Interview With My Mother, Part III


Dearel:  So, Mom.  Eisenhower is President, we are just beginning to enter the jet age, and you and your mama are about to venture out on the grand adventure of your lives...opening a restaurant and winning riches.

Mom:  Well, you already know that's not true.  But we sure tried.  We hit every thrift shop in town, buying sets of old dishes and glassware.  And we swabbed down that rickety old joint just off '99 Highway, and Mama cooked her Okie food in back and I worked waitress and the register.  But, because we had sunk all our money into the place, and because your daddy quit his job in Fresno, we were forced to live in a dirt floor shack down behind that old cafe.  You children took your bath in a wash tub and I don't believe I've ever been more ashamed of how we were living.

Dearel:  And just as the cafe was beginning to take off....just as we were filling up the joint with car salesmen and highway mechanics, the roof fell in.

Mom:  Yes, your dad finally laid the straw that broke the camel's back....selling our business out from under us and taking off with the money.  That of course was the year of "the water biscuits" and the "Mrs. Norman miracle"....the hardest year of all...but the year I realized that I could only rely on myself to raise you kids.

Dearel:  Mom, those were the tenuous years...the years of empty cupboards and "hard candy Christmases", yet it was those years when I realized how great you were.  I was never more proud of you than when you were bearing your greatest burdens.

Mom:  I don't need to tell you that it wasn't easy.  Every one in our big extended family urged me to sign up for welfare.  I tried.  But when they asked me to sign an arrest warrant on your dad, for non-support, I just couldn't do it.  I was deathly afraid that you kids would resent me for doing that once you were old enough to understand.  So, I worked those waitress jobs, and I learned to get by on little sleep, and I rose each morning and washed and ironed your clothes, cooked your dinners, brow beat butchers for cheap meats, then went out each evening to wait tables.

Dearel:  And through it all you waived some magic wand and somehow kept us straight, kept us fed and clothed and instilled in us the vast importance of getting an that we might never go through what you did.

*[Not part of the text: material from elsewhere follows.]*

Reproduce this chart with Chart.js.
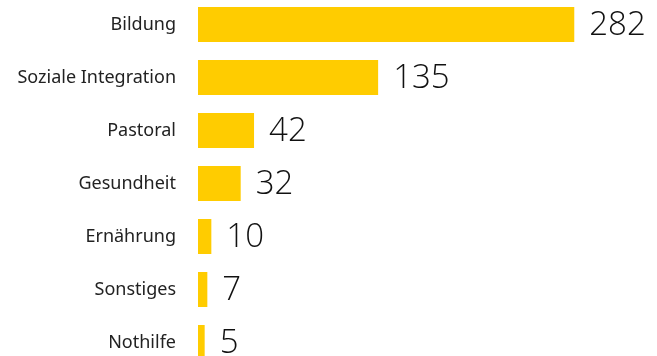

Mom:  Well, I knew that an education, aside from family, was the most important thing in life.  I remember I once told you, late one night, when you were home from military leave, that I always wondered how far I might have gone had I an education.  As you know, I made a habit of reading the newspaper daily...tried to learn of the world through that cheap printer's ink...but I always knew it would never be enough.  I'm only glad that it was enough for my children.

Dearel:  Mom, you might like to know that, in the last several years, I have written about you dozens and dozens of times.  I have documented your love for us.  I have written about miracles you performed nearly as miraculous as Jesus and his basket of fish and two loaves.  I won't embarrass you by repeating them in your presence, but I hope you know I haven't forgotten a single one of them in the 50 years since you last performed them.    Happy Mother's Day, Mom.

Mom:  Thank you son.  Do you remember my favorite slogan, "God will provide?".  Well son, guess what....he does.